S&P Global expects US ethanol production to average 1 million b/d in 2022 and rise slightly to nearly 1.02 million b/d in 2023. Ethanol demand is seen increasing about 3% to 931,000 b/d in 2023 from an average of 904,000 b/d this year.

Legislative fix

In a Nov. 21 letter to congressional leaders, energy and agricultural trade groups asked for quick adoption of a legislative fix that would provide equal treatment nationwide to all conventional gasoline blends by making them subject to the same fuel volatility limit.

Current law offers a summertime waiver of Reid Vapor Pressure (RVP) volatility allowance requirements to biofuel blends containing 10% ethanol. The EPA in 2019 issued a rule extending that waiver to blends containing more than 10% ethanol, but the DC Circuit Court of Appeals last year vacated that regulation.

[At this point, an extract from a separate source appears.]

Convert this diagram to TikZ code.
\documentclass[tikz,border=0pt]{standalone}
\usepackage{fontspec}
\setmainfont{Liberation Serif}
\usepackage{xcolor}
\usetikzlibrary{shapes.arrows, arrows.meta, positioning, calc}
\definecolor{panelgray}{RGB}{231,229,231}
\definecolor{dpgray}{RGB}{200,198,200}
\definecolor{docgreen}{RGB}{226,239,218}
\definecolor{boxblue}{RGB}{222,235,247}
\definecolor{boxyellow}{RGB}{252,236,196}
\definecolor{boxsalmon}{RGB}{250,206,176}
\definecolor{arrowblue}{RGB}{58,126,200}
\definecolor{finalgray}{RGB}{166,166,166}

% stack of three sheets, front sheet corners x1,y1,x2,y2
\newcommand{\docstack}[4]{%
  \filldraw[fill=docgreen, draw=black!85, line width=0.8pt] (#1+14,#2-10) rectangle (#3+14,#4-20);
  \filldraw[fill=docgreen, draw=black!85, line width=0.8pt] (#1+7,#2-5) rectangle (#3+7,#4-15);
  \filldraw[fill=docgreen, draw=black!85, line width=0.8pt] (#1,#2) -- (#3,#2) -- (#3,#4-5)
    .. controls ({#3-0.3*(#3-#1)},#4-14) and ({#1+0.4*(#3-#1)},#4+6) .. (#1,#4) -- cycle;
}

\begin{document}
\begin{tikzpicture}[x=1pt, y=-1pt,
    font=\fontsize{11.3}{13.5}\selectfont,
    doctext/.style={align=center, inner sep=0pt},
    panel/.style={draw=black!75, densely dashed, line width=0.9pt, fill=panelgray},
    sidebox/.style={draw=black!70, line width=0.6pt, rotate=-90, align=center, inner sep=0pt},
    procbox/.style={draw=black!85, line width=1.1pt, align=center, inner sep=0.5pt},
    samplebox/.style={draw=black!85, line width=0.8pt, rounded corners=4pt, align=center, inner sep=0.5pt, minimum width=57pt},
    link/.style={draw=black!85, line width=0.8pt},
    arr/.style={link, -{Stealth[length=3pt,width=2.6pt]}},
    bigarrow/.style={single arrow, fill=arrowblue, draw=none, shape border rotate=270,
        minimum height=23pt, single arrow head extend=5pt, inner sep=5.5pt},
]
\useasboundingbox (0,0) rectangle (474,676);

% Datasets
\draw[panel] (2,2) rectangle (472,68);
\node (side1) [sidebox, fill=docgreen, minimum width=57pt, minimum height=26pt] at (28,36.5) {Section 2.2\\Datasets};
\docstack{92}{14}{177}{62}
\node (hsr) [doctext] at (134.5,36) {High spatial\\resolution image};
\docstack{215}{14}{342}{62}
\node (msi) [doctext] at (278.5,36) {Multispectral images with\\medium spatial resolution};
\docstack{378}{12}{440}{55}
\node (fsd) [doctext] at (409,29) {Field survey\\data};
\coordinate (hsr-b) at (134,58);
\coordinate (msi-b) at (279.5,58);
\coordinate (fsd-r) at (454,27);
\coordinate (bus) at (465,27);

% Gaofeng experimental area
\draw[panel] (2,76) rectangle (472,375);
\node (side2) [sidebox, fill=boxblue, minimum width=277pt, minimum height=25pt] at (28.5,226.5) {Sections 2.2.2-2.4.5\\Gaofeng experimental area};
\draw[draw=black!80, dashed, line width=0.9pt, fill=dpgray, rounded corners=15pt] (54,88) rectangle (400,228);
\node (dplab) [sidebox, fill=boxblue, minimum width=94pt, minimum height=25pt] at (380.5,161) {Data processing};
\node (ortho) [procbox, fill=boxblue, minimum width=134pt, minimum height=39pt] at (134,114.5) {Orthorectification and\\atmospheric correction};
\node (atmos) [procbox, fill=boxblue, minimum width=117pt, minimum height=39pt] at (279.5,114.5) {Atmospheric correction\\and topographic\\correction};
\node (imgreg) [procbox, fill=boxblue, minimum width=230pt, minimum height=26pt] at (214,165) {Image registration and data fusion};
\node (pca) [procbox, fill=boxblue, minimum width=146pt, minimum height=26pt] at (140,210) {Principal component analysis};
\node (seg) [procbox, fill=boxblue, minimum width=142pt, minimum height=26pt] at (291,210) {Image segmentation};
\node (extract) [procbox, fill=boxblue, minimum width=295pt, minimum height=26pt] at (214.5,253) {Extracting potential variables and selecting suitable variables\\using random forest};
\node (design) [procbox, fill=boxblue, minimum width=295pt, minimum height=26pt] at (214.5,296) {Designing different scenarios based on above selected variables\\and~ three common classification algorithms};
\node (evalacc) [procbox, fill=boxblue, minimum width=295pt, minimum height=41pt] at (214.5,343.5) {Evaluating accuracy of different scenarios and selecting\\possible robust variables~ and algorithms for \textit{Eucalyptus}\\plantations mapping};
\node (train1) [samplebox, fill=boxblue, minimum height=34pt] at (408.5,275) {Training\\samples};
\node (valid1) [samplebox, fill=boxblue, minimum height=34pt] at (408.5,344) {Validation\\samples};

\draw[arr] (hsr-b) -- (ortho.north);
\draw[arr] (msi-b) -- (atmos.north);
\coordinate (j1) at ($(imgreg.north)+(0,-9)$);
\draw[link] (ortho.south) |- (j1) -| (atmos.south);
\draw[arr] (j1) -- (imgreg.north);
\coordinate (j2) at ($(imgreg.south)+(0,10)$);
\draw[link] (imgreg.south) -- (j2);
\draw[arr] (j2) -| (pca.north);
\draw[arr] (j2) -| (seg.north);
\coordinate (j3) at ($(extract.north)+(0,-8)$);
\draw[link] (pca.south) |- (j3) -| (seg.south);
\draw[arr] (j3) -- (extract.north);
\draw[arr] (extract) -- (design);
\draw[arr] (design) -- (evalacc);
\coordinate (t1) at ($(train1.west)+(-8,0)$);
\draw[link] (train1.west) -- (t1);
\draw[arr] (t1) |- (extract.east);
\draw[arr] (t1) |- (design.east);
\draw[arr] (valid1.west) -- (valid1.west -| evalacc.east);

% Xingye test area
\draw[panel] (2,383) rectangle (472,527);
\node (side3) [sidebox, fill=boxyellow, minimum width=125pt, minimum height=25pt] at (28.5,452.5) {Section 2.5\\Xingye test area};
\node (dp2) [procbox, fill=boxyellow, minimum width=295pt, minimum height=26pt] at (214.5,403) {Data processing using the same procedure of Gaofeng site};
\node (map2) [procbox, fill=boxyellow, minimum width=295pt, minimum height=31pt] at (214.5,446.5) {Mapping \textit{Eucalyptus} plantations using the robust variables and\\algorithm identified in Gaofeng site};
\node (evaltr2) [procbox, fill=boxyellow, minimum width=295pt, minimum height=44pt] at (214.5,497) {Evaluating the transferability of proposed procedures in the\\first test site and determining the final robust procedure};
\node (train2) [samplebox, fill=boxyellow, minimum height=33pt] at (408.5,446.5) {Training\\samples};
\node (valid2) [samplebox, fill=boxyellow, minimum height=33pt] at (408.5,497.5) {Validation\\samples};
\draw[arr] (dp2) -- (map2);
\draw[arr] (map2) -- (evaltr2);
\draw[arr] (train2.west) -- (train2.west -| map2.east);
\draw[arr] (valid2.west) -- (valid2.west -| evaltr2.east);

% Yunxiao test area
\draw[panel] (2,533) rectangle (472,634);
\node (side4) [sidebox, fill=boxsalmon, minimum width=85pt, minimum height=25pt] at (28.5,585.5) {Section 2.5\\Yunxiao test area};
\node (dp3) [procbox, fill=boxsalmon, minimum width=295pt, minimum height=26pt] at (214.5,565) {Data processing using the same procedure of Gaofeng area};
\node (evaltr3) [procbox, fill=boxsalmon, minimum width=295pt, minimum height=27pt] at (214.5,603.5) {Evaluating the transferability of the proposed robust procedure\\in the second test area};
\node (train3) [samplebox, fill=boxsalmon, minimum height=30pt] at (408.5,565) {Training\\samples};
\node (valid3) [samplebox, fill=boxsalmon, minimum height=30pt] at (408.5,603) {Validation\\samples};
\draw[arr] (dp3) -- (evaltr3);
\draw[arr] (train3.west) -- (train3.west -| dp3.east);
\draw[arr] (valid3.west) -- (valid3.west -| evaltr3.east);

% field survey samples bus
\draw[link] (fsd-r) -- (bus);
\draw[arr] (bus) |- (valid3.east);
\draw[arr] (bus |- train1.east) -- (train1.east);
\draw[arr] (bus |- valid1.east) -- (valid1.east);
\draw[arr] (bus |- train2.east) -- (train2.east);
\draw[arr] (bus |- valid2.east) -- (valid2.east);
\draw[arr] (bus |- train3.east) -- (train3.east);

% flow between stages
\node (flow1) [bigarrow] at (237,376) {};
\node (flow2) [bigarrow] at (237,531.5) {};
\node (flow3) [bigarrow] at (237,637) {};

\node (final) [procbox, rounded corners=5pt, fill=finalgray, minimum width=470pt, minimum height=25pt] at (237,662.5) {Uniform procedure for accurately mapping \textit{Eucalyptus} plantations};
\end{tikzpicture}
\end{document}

The letter sent to Senate Leaders Chuck Schumer, Democrat-New York, and Mitch McConnell, Republican-Kentucky, as well as House Speaker Nancy Pelosi, Democrat-California, and House Minority Leader Kevin McCarthy, Republican-California, supports legislation extending the one-psi RVP tolerance to gasoline blends containing 10% ethanol or more.

The groups argued against the current incongruent treatment in RVP tolerance, especially because E15 "is slightly less volatile than E10."

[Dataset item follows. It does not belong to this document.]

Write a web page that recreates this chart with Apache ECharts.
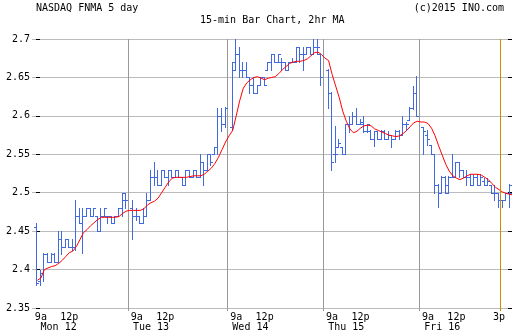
<!DOCTYPE html>
<html><head><meta charset="utf-8">
<script src="https://cdn.jsdelivr.net/npm/echarts@6/dist/echarts.min.js"></script>
<style>html,body{margin:0;padding:0;background:#fff}#c{width:512px;height:335px}</style>
</head><body><div id="c"></div>
<script>
// ---- data ----
const days = ['Mon 12', 'Tue 13', 'Wed 14', 'Thu 15', 'Fri 16'];
const slotsPerDay = [27, 28, 27, 27, 27];
const timeLabels = ['9a', '12p'];
const lastTimeLabel = '3p';
const yMin = 2.35, yMax = 2.7, yStep = 0.05;

// [open, high, low, close] per 15-min slot (null = empty slot)
const monOHLC = [null,
 [2.455,2.461,2.380,2.382],[2.385,2.400,2.380,2.395],[2.395,2.421,2.385,2.420],[2.420,2.421,2.410,2.410],
 [2.410,2.421,2.410,2.420],[2.420,2.421,2.410,2.410],[2.410,2.450,2.410,2.440],[2.440,2.450,2.420,2.430],
 [2.430,2.440,2.430,2.440],[2.440,2.440,2.430,2.430],[2.430,2.440,2.426,2.430],[2.430,2.491,2.426,2.470],
 [2.470,2.480,2.460,2.460],[2.460,2.480,2.421,2.470],[2.470,2.480,2.470,2.480],[2.480,2.480,2.470,2.470],
 [2.470,2.480,2.470,2.480],[2.470,2.470,2.450,2.450],[2.450,2.480,2.450,2.470],[2.470,2.480,2.470,2.480],
 [2.470,2.470,2.460,2.470],[2.470,2.470,2.460,2.460],[2.460,2.470,2.460,2.470],[2.470,2.480,2.470,2.480],
 [2.480,2.500,2.470,2.500],[2.490,2.500,2.480,2.490]];
const tueOHLC = [null,
 [2.480,2.491,2.440,2.470],[2.470,2.480,2.465,2.470],[2.470,2.470,2.460,2.460],[2.460,2.480,2.460,2.470],
 [2.470,2.500,2.470,2.490],[2.490,2.530,2.490,2.520],[2.520,2.540,2.510,2.520],[2.520,2.530,2.510,2.510],
 [2.510,2.530,2.510,2.530],[2.530,2.530,2.520,2.520],[2.520,2.530,2.510,2.530],[2.530,2.530,2.520,2.520],
 [2.520,2.530,2.520,2.530],[2.530,2.530,2.520,2.520],[2.520,2.520,2.510,2.510],[2.510,2.530,2.510,2.530],
 [2.530,2.530,2.520,2.520],[2.520,2.530,2.520,2.530],[2.530,2.530,2.520,2.520],[2.520,2.550,2.520,2.540],
 [2.540,2.540,2.510,2.530],[2.530,2.550,2.530,2.550],[2.550,2.550,2.536,2.540],[2.550,2.560,2.550,2.560],
 [2.560,2.610,2.550,2.600],[2.600,2.610,2.580,2.590],[2.590,2.612,2.585,2.610]];
const wedOHLC = [null,
 [2.585,2.670,2.581,2.670],[2.660,2.700,2.660,2.680],[2.680,2.690,2.650,2.660],[2.660,2.670,2.650,2.660],
 [2.660,2.670,2.650,2.650],[2.650,2.650,2.630,2.640],[2.640,2.650,2.630,2.630],[2.630,2.640,2.630,2.640],
 [2.640,2.650,2.640,2.650],[2.650,2.650,2.640,2.640],[2.660,2.670,2.660,2.670],[2.670,2.680,2.660,2.680],
 [2.680,2.680,2.670,2.670],[2.670,2.680,2.670,2.680],[2.670,2.675,2.660,2.670],[2.670,2.670,2.660,2.660],
 [2.660,2.670,2.660,2.670],[2.670,2.675,2.670,2.670],[2.670,2.690,2.670,2.690],[2.690,2.690,2.670,2.680],
 [2.680,2.690,2.660,2.680],[2.680,2.690,2.680,2.690],[2.690,2.690,2.680,2.680],[2.680,2.700,2.680,2.690],
 [2.690,2.700,2.680,2.690],[2.680,2.680,2.640,2.650]];
const thuOHLC = [null,
 [2.660,2.661,2.610,2.630],[2.630,2.631,2.529,2.540],[2.550,2.587,2.540,2.550],[2.560,2.570,2.559,2.565],
 [2.560,2.560,2.550,2.550],[2.550,2.590,2.550,2.590],[2.590,2.600,2.579,2.590],[2.590,2.605,2.590,2.600],
 [2.600,2.610,2.590,2.590],[2.590,2.596,2.590,2.592],[2.590,2.600,2.579,2.580],[2.580,2.590,2.579,2.590],
 [2.580,2.581,2.570,2.570],[2.570,2.580,2.561,2.580],[2.580,2.580,2.570,2.570],[2.570,2.581,2.570,2.580],
 [2.580,2.581,2.570,2.570],[2.570,2.580,2.570,2.575],[2.575,2.575,2.559,2.570],[2.570,2.581,2.570,2.580],
 [2.580,2.581,2.570,2.575],[2.575,2.600,2.575,2.590],[2.590,2.592,2.581,2.590],[2.594,2.611,2.594,2.610],
 [2.610,2.639,2.609,2.630],[2.630,2.652,2.600,2.600]];
const friOHLC = [null,
 [2.585,2.586,2.550,2.580],[2.575,2.581,2.562,2.570],[2.562,2.562,2.550,2.550],[2.550,2.550,2.500,2.510],
 [2.510,2.511,2.481,2.500],[2.500,2.522,2.500,2.520],[2.520,2.522,2.500,2.510],[2.500,2.522,2.500,2.520],
 [2.520,2.550,2.520,2.520],[2.520,2.540,2.520,2.540],[2.540,2.540,2.520,2.530],[2.530,2.530,2.520,2.520],
 [2.520,2.530,2.510,2.520],[2.520,2.524,2.510,2.510],[2.510,2.524,2.510,2.520],[2.520,2.524,2.510,2.510],
 [2.510,2.524,2.510,2.520],[2.515,2.519,2.510,2.510],[2.510,2.519,2.510,2.515],[2.510,2.510,2.500,2.500],
 [2.500,2.510,2.491,2.500],[2.500,2.500,2.481,2.490],[2.490,2.491,2.481,2.490],[2.490,2.500,2.491,2.500],
 [2.500,2.511,2.481,2.510],[2.500,2.522,2.491,2.510]];

// 2hr moving average, one value per slot
const ma2hr = [null,
 2.386,2.389,2.400,2.402,2.404,2.405,2.408,2.412,2.417,2.422,2.424,2.430,2.439,2.448,2.452,2.457,2.461,2.465,2.468,2.468,2.468,2.468,2.468,2.469,2.473,2.476,
 2.477,
 2.477,2.477,2.477,2.479,2.484,2.487,2.489,2.493,2.500,2.507,2.514,2.519,2.520,2.520,2.520,2.520,2.521,2.522,2.522,2.522,2.524,2.528,2.532,2.538,2.546,2.556,2.566,
 2.574,
 2.581,2.600,2.620,2.636,2.643,2.647,2.650,2.651,2.649,2.647,2.649,2.650,2.651,2.655,2.660,2.664,2.668,2.670,2.671,2.671,2.672,2.674,2.678,2.682,2.683,2.680,
 2.675,
 2.672,2.654,2.639,2.624,2.606,2.593,2.583,2.578,2.580,2.584,2.587,2.588,2.587,2.583,2.581,2.579,2.577,2.575,2.574,2.573,2.574,2.577,2.581,2.586,2.591,2.593,
 2.592,
 2.592,2.590,2.584,2.574,2.561,2.549,2.537,2.528,2.522,2.519,2.517,2.519,2.522,2.524,2.524,2.524,2.523,2.520,2.517,2.512,2.507,2.504,2.501,2.499,2.498,2.497];

// ---- build ----
const categories = [], dayStart = [];
days.forEach((d, i) => {
  dayStart.push(categories.length);
  for (let k = 0; k < slotsPerDay[i]; k++) {
    const m = 9 * 60 + 15 + 15 * k;
    categories.push(d + ' ' + Math.floor(m / 60) + ':' + String(m % 60).padStart(2, '0'));
  }
});
const ohlc = [].concat(monOHLC, tueOHLC, wedOHLC, thuOHLC, friOHLC);
const barData = [];
ohlc.forEach((r, i) => { if (r) barData.push([i, r[0], r[1], r[2], r[3]]); });

const timeMap = {}, dayMap = {};
dayStart.forEach((s, i) => {
  timeMap[s + 2] = timeLabels[0];
  timeMap[s + 10] = timeLabels[1];
  dayMap[s + (i === 0 ? 7 : 6)] = days[i];
});
const nowIndex = dayStart[4] + 22;
timeMap[nowIndex] = lastTimeLabel;

const FONT = 'DejaVu Sans Mono';
const txt = { fontFamily: FONT, fontSize: 10, color: '#000', fontWeight: 'normal' };

function renderItem(params, api) {
  const x = api.value(0);
  const pO = api.coord([x, api.value(1)]);
  const pH = api.coord([x, api.value(2)]);
  const pL = api.coord([x, api.value(3)]);
  const pC = api.coord([x, api.value(4)]);
  const cx = Math.round(pH[0]) - 0.5;
  const ry = v => Math.round(v) + 0.5;
  const st = { stroke: '#4169e1', lineWidth: 1 };
  return { type: 'group', children: [
    { type: 'line', shape: { x1: cx, y1: Math.round(pH[1]), x2: cx, y2: Math.round(pL[1]) + 1 }, style: st },
    { type: 'line', shape: { x1: cx - 2.5, y1: ry(pO[1]), x2: cx, y2: ry(pO[1]) }, style: st },
    { type: 'line', shape: { x1: cx, y1: ry(pC[1]), x2: cx + 2.5, y2: ry(pC[1]) }, style: st }
  ]};
}

// "now" marker: vertical line at the right edge of the 3p slot
function renderNow(params, api) {
  const x = api.value(0);
  const top = api.coord([x, yMax]);
  const bot = api.coord([x, yMin]);
  const band = api.size([1, 0])[0];
  const cx = Math.floor(top[0] + band / 2) + 0.5;
  return { type: 'line', shape: { x1: cx, y1: Math.round(top[1]), x2: cx, y2: Math.round(bot[1]) + 3 },
    style: { stroke: '#cc8c00', lineWidth: 1 } };
}

const lbl = { fontFamily: FONT, fontSize: 10, color: '#000', lineHeight: 10,
  showMinLabel: true, showMaxLabel: true, hideOverlap: false };

const chart = echarts.init(document.getElementById('c'), null, { renderer: 'canvas' });
chart.setOption({
  animation: false,
  backgroundColor: '#fff',
  title: [
    { text: 'NASDAQ FNMA 5 day', left: 36, top: 3, padding: 0, textStyle: txt },
    { text: '15-min Bar Chart, 2hr MA', left: 200, top: 15, padding: 0, textStyle: txt },
    { text: '(c)2015 INO.com', right: 8, top: 3, padding: 0, textStyle: txt }
  ],
  grid: { left: 32, width: 483, top: 39, height: 269, containLabel: false, outerBoundsMode: 'none' },
  xAxis: [{
    type: 'category', data: categories, boundaryGap: true,
    axisLine: { show: false },
    axisTick: { show: true, length: 3, interval: (i) => dayStart.indexOf(i) > 0, lineStyle: { color: '#999' } },
    splitLine: { show: true, interval: (i) => dayStart.indexOf(i) > 0, lineStyle: { color: '#999', width: 1 } },
    axisLabel: Object.assign({
      interval: (i) => timeMap[i] !== undefined,
      formatter: (v, i) => timeMap[i] || '', margin: 4 }, lbl)
  }, {
    type: 'category', data: categories, boundaryGap: true, position: 'bottom',
    axisLine: { show: false }, axisTick: { show: false }, splitLine: { show: false },
    axisLabel: Object.assign({
      interval: (i) => dayMap[i] !== undefined,
      formatter: (v, i) => dayMap[i] || '', margin: 14 }, lbl)
  }],
  yAxis: [{
    type: 'value', min: yMin, max: yMax, interval: yStep, position: 'left', offset: -4,
    axisLine: { show: false },
    axisTick: { show: true, inside: true, length: 4, lineStyle: { color: '#000' } },
    splitLine: { show: true, lineStyle: { color: '#bbb', width: 1 } },
    axisLabel: { fontFamily: FONT, fontSize: 10, color: '#000', margin: 6 }
  }, {
    type: 'value', min: yMin, max: yMax, interval: yStep, position: 'right',
    axisLine: { show: false },
    axisTick: { show: true, inside: true, length: 7, lineStyle: { color: '#000' } },
    splitLine: { show: false }, axisLabel: { show: false }
  }],
  series: [{
    type: 'custom', renderItem: renderItem, data: barData,
    encode: { x: 0, y: [1, 2, 3, 4] }, z: 3
  }, {
    type: 'custom', renderItem: renderNow, data: [[nowIndex]],
    encode: { x: 0 }, z: 5, clip: false, silent: true
  }, {
    type: 'line', data: ma2hr, showSymbol: false, symbol: 'none',
    lineStyle: { color: '#ff0000', width: 1 }, z: 4, connectNulls: false
  }]
});
</script>
</body></html>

Such a fix was included in the Lower Food and Fuel Costs Act, H.R. 7606, House Democrats' response to soaring gasoline prices exacerbated by Russia's invasion of Ukraine and inflation that has sent the price of food and other goods skyrocketing.

That bill passed the House of Representatives June 16 in a 221-204 vote that saw a dozen lawmakers cross the aisle as seven Republicans voted with the majority and five Democrats joined the rest of the GOP to vote against the bill.

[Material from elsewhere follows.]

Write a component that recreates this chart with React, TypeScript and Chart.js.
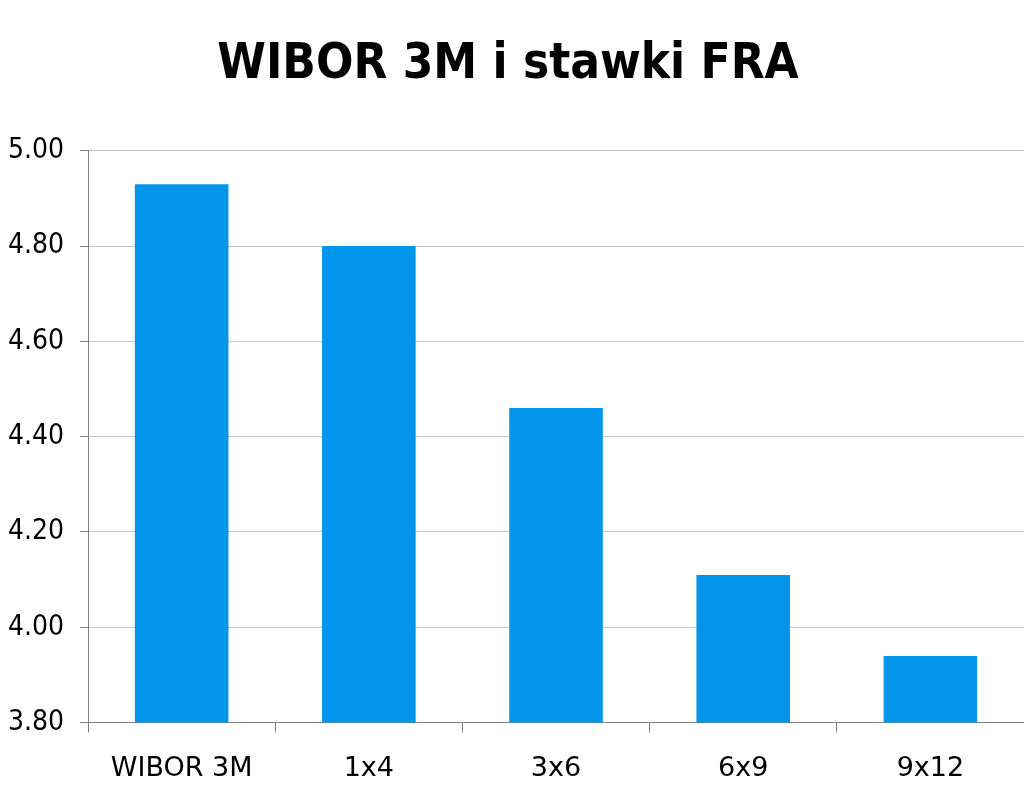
import React, { useEffect, useRef } from "react";
import { Chart, registerables } from "chart.js";

Chart.register(...registerables);

const categories = ["WIBOR 3M", "1x4", "3x6", "6x9", "9x12"];
const rates = [4.93, 4.8, 4.46, 4.11, 3.94];
const yMin = 3.8;
const yMax = 5.0;
const yStep = 0.2;
const titleText = "WIBOR 3M i stawki FRA";

export default function App() {
  const ref = useRef<HTMLCanvasElement | null>(null);
  useEffect(() => {
    document.body.style.margin = "0";
    const ctx = ref.current!;
    const chart = new Chart(ctx, {
      type: "bar",
      data: {
        labels: categories,
        datasets: [
          {
            data: rates,
            backgroundColor: "#0394EC",
            barPercentage: 0.5,
            categoryPercentage: 1,
          },
        ],
      },
      options: {
        responsive: false,
        animation: false,
        layout: { padding: { left: -8, right: 0, top: 36, bottom: -14 } },
        plugins: {
          legend: { display: false },
          tooltip: { enabled: false },
          title: {
            display: true,
            text: titleText,
            color: "#000",
            font: { family: "'DejaVu Sans Condensed', 'DejaVu Sans'", size: 49, weight: "bold" },
            padding: { top: 0, bottom: 56 },
          },
        },
        scales: {
          x: {
            grid: {
              offset: true,
              drawOnChartArea: false,
              drawTicks: true,
              tickLength: 10,
              color: "#808080",
            },
            border: { color: "#808080" },
            ticks: {
              color: "#000",
              font: { family: "'DejaVu Sans'", size: 27 },
              padding: 20,
            },
          },
          y: {
            min: yMin,
            max: yMax,
            grid: { color: "#c8c8c8", tickLength: 8, tickColor: "#808080" },
            border: { color: "#808080" },
            ticks: {
              stepSize: yStep,
              color: "#000",
              font: { family: "'DejaVu Sans Condensed', 'DejaVu Sans'", size: 28 },
              padding: 16,
              callback: (v: any) => Number(v).toFixed(2),
            },
          },
        },
      },
    });
    return () => chart.destroy();
  }, []);
  return (
    <div style={{ position: "fixed", left: 0, top: 0, width: 1024, height: 791, background: "#fff" }}>
      <canvas ref={ref} width={1024} height={791} />
    </div>
  );
}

Narrow margins in the Senate make passage of any bill a formidable task, even though the issues this measure addresses have not typically solely been decided down party lines, with lawmakers instead weighing farm versus oil interests.

With funding the government to avert a shutdown, passage of the National Defense Authorization Act, and a slew of other key issues on the jam-packed to-do list for the lame duck session, it is unclear whether E15 will make it onto the agenda as this Congress wraps up.

Margins will remain slim for the next Congress, with Democrats retaining control of the Senate while the House flips to Republican control.

State petitions

The trade groups also called for simultaneously nullifying petitions from Midwest states that sought to exercise their Clean Air Act authority to ensure E15 could permanently be sold within their borders year-round.

Those petitions seek to eliminate the one-psi RVP allowance for E10 in their states, an "approach [that] would essentially require the same gasoline blendstock to be used for the sale of E10 and E15 in these states, which could require adjustments in fuel supply logistics in those states," the trade groups said in the letter.

They instead preferred to ensure uniformity across the US fuel supply chain, and pointed to federal legislation as offering more flexibility and in turn resulting "in more consistent outcomes than a state-by-state regulatory landscape."

Signatories to the letter were the American Farm Bureau Federation, American Petroleum Institute, Association of Equipment Manufacturers, Growth Energy, National Association of Convenience Stores, National Association of Truckstop Operators, National Corn Growers Association, National Council of Farmer Cooperatives, National Farmers Union, National Sorghum Producers, Renewable Fuels Association and SIGMA, a fuel marketers association.

"Our groups have come together – for the first time ever – to support legislation that would resolve this issue once and for all," they said in the letter. "In the absence of such legislation, we could see gasoline marketplace uncertainty and political disputes over E15 continue to resurface every summer."